Por aquellos días tuvo don Juan ocasión de saludar a una joven y hermosa reina, la pequeña Margarita de Navarra, a quien había visto en un baile en el Louvre en la etapa de su paso por Francia. Enseguida se enamoró de ella. Don Juan vendió sus muebles y su bodega con el fin de aportar el dinero necesario para un digno recibimiento a la encantadora, graciosa y elegante reina soberana. Es de suponer que la cosa salió bien. Margarita continuó su viaje hacia Spa para tomar allí las aguas medicinales.
Don Juan, mediante un rápido golpe de mano, cayó sobre la ciudadela de Namur. Se veía perdido más que nunca y creía que solamente podía estar seguro detrás de murallas y cañones.
El asalto a Namur sublevó a los flamencos, que entonces declararon destituido a don Juan y eligieron como regente al joven archiduque Matías de Austria. Matías era un muchacho de catorce años que en camisa de dormir había escapado de la vigilancia de sus padres en el palacio de Viena para representar en aquel momento un breve papel de príncipe bajo la tutela de Guillermo de Orange. Con dos regentes, ambos de la casa de Habsburgo, el caos era ya constante en los Países Bajos. Felipe tenía que ordenar sus ideas. La misión de don Juan había mostrado su fracaso. Tenía que recurrir de nuevo a la fuerza. Los ejércitos españoles se acercaban ya desde Italia.
Mientras tanto, el secretario de don Juan, Escobedo, en una visita a Madrid, fue asesinado por Antonio Pérez, probablemente por orden del propio rey. Don Juan había rogado que se le permitiera regresar a España. Él, como todos los soñadores, no se sentía bien en ninguna parte y en ninguna parte se sentía en casa; se creía maltratado y traicionado y achacaba sus fracasos contra los moriscos, los turcos y los flamencos a la adversidad de los hombres y de las circunstancias; nunca a él mismo. De aquel doncel ideal, del caballero sin miedo y sin tacha, había surgido, hacía ya tiempo, un quejumbroso, un enfermo imaginario.

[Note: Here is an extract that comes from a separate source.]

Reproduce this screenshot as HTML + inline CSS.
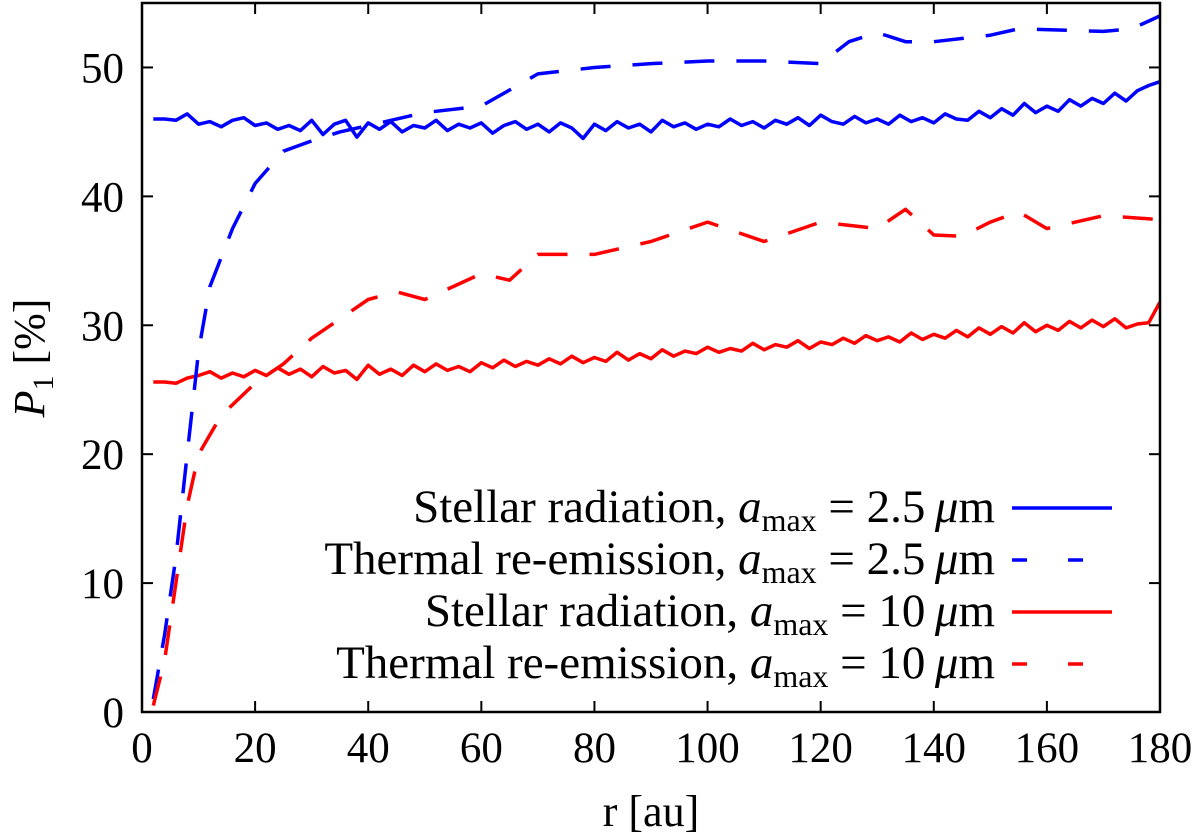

Cierto es que obtuvo alguna victoria contra los flamencos, en Gembloux; pero el mérito no era tanto suyo como de su sobrino Alejandro Farnesio, que había causado una gran confusión en el enemigo mediante un audaz ataque de flanco.
El hombre que había sido celebrado en toda Europa terminó tristemente en un viejo palomar al que se había hecho llevar pensando que su emplazamiento, por su altura, le haría bien. Sus últimas palabras fueron: «¡Jesús!, ¡María…!». Su confesor escribió a Felipe: «Se nos fue de las manos casi sin que nos diéramos cuenta, como un pájaro que desaparece en el cielo».
No se ha determinado con seguridad a qué se debía su enfermedad. Algunos hablan de sífilis; otros, de veneno; otros, de una operación de hemorroides. Pero lo que también pudiera haber sido causa, la enfermedad auténtica, es el agotamiento, la desesperación, la renuncia espontánea de un soñador que no pudo soportar por más tiempo la fuerza de la realidad. El cadáver fue descuartizado y cargado en mulos, en cajas, y enviado a España en un largo viaje. Allí, en el panteón de El Escorial, bajo el altar mayor de San Lorenzo, recompuesto el cuerpo de nuevo, tuvieron lugar los oficios por su eterno descanso, al lado de su padre el emperador Carlos V, a quien debía toda su felicidad y su desdicha.